List each line of the data in which the string "matplotlib" appears.
** Start Data for the task **
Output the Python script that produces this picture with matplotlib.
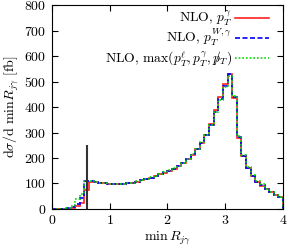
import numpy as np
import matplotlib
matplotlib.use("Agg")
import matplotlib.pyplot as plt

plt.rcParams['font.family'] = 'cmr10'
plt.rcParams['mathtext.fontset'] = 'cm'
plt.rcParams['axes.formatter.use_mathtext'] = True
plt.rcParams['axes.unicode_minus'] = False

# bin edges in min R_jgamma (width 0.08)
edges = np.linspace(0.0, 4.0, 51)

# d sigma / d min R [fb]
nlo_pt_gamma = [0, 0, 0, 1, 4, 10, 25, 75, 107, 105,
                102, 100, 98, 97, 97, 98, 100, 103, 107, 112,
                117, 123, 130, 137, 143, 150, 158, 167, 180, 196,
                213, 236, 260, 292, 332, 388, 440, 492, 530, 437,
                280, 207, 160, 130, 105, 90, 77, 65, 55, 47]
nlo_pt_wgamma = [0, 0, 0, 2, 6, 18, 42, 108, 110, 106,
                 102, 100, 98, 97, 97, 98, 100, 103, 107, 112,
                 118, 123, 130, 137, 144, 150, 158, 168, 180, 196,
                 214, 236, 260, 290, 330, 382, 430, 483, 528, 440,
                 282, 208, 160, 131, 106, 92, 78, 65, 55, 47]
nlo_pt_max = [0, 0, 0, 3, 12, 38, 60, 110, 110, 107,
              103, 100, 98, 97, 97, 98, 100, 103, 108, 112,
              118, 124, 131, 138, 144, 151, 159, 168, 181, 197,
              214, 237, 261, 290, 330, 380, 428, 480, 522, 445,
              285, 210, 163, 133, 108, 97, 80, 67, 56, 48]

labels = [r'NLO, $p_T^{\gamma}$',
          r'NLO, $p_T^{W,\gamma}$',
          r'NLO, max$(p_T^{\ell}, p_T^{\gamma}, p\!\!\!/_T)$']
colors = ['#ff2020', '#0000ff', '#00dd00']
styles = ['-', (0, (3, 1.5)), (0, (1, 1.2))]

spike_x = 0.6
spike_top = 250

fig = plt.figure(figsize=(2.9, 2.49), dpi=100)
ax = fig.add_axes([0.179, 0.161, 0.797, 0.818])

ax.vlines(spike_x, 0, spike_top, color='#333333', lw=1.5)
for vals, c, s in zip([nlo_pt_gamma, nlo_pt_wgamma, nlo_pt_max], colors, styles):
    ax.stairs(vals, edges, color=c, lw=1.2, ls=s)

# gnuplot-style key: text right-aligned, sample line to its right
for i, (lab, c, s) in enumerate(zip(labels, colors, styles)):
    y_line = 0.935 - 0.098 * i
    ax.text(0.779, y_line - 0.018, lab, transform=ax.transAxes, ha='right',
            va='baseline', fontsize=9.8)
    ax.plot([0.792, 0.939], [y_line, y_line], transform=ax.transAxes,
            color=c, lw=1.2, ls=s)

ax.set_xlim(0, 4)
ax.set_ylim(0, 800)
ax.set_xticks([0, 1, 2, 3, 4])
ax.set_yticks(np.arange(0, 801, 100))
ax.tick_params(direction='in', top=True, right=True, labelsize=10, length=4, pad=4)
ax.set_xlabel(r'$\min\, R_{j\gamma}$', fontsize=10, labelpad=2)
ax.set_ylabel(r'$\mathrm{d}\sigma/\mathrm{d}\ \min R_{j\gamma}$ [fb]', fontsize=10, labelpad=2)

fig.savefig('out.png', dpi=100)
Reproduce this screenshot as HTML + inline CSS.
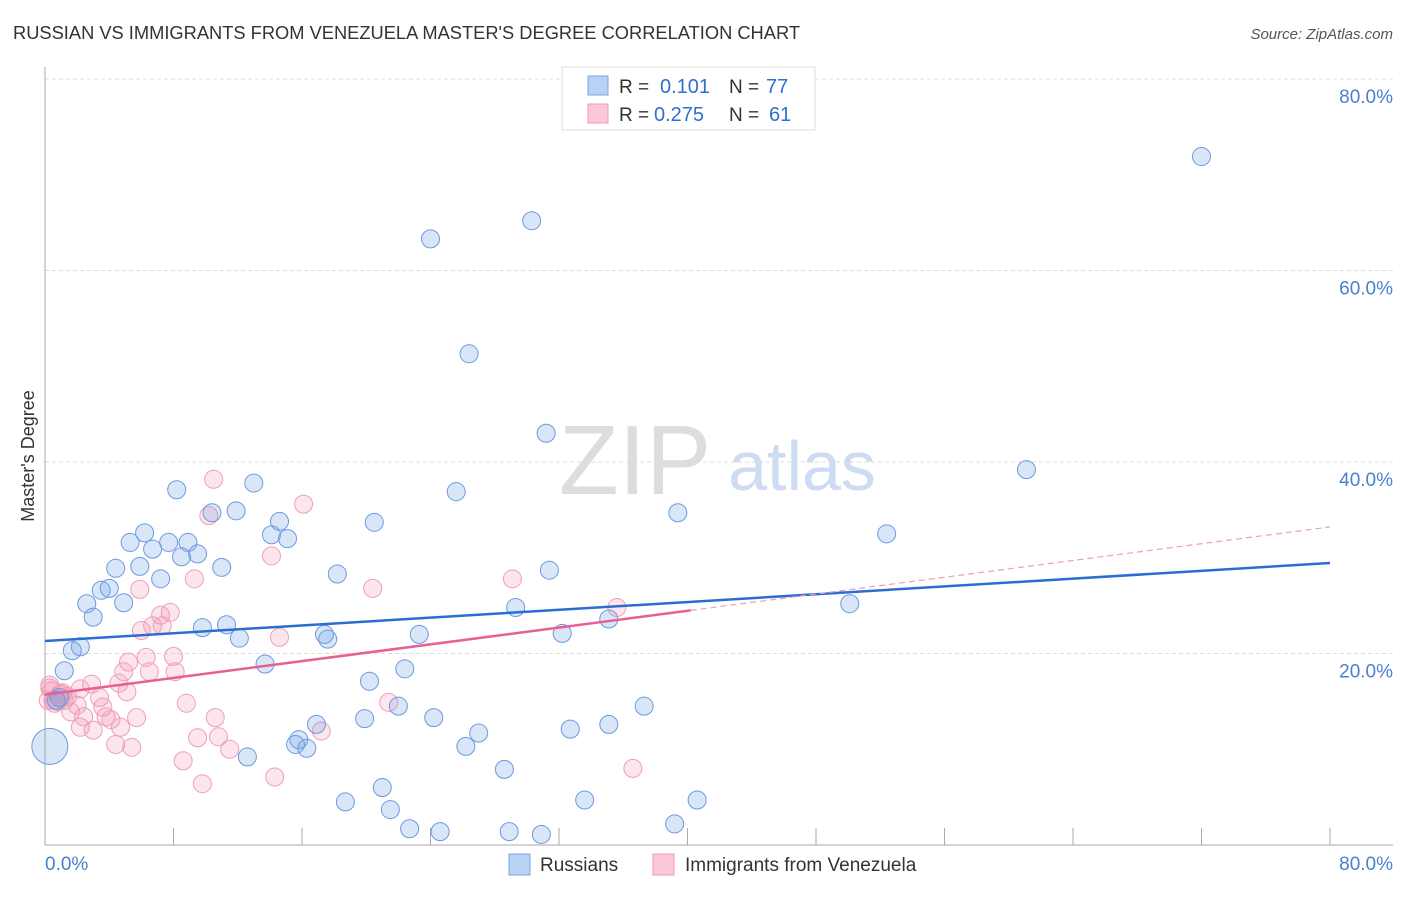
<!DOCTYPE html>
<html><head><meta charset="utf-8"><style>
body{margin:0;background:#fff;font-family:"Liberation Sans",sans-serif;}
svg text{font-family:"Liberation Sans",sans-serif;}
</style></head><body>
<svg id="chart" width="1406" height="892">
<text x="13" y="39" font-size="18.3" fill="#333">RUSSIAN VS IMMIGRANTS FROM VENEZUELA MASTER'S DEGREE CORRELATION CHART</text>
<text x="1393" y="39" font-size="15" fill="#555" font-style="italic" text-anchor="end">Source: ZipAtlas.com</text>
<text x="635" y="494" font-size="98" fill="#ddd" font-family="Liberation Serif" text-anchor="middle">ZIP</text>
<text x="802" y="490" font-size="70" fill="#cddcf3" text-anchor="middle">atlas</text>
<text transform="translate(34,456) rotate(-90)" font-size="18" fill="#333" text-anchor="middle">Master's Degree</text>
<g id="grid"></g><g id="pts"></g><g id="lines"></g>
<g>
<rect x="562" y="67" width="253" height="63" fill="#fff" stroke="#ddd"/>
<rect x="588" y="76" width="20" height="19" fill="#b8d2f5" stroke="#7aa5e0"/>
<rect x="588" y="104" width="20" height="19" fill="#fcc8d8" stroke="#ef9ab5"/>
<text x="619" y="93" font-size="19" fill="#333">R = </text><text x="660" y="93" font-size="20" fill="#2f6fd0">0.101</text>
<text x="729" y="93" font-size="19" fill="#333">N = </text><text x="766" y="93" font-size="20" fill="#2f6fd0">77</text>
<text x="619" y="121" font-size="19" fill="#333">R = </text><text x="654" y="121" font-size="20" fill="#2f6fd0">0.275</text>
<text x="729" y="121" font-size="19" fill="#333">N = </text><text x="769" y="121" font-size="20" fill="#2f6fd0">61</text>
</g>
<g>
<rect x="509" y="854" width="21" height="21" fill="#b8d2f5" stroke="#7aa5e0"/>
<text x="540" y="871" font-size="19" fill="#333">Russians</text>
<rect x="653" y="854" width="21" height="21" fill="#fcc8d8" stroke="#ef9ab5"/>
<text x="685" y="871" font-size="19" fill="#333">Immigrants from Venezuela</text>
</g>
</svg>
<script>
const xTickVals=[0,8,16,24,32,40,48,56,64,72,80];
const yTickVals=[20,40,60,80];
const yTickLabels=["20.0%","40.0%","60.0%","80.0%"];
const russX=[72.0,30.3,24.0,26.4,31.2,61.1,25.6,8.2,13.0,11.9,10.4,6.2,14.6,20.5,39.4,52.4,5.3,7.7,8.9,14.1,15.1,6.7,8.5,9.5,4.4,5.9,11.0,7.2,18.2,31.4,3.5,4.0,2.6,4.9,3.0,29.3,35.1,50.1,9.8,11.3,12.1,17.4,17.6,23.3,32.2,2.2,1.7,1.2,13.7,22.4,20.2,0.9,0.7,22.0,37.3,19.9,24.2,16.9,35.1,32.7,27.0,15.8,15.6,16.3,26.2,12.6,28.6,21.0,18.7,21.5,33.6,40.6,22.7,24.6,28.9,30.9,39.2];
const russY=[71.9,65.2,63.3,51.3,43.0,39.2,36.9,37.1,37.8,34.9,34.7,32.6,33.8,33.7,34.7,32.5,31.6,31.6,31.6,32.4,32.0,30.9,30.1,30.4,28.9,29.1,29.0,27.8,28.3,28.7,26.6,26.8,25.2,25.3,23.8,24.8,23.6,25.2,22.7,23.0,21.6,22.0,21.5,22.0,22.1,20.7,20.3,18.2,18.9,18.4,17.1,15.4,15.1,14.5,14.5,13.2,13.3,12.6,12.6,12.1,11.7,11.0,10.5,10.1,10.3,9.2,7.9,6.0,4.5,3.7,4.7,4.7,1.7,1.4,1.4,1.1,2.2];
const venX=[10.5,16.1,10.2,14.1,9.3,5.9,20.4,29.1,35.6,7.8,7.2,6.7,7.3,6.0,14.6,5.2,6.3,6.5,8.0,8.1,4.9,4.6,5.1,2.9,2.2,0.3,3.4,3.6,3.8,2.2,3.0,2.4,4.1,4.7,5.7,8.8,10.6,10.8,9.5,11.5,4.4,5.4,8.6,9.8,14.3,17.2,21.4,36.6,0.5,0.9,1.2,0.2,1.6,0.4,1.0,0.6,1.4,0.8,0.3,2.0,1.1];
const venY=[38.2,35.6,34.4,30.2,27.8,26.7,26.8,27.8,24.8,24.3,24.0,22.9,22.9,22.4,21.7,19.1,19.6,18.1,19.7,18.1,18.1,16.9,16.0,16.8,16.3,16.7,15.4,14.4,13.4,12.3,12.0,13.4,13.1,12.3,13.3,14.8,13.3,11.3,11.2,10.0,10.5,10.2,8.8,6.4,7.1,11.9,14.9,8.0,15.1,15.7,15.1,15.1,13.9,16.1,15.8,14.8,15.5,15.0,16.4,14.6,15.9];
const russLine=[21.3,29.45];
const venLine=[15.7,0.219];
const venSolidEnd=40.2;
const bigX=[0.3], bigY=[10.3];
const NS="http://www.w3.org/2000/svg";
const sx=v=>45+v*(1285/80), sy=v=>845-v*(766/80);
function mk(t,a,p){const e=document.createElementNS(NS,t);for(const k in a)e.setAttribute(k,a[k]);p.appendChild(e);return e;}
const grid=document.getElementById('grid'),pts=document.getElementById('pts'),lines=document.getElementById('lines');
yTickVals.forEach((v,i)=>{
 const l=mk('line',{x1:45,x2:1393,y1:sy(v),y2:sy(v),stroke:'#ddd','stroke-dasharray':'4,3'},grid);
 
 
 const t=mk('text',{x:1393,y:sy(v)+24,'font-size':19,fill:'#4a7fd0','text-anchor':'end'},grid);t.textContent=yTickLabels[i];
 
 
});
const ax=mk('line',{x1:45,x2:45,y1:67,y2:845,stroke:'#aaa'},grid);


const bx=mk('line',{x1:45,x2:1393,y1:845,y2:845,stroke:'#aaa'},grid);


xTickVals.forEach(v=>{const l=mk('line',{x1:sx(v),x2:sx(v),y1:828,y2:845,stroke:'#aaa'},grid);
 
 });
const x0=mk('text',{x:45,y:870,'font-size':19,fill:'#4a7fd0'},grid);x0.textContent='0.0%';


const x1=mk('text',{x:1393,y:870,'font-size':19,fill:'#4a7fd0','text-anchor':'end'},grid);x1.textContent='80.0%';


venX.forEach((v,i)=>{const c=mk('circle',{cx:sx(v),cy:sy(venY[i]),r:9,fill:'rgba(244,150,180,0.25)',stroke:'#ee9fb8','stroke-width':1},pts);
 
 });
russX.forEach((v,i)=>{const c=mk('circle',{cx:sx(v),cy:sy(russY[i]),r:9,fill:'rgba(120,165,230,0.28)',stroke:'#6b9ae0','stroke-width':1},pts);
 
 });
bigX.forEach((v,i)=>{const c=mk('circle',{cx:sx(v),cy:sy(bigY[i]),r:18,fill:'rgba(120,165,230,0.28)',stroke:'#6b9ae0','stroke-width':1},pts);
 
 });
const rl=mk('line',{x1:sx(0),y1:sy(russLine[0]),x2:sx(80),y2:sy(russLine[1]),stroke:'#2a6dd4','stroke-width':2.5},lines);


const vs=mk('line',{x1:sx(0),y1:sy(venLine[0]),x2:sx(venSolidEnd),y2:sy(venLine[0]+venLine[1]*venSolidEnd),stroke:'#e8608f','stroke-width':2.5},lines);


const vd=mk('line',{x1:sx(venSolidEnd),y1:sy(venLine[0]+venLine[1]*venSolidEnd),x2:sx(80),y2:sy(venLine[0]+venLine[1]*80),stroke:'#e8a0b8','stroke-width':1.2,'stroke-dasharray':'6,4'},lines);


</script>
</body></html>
** End Data for the task **
## The response:
Output the Python script that produces this picture with matplotlib.
import matplotlib
matplotlib.use("Agg")
import matplotlib.pyplot as plt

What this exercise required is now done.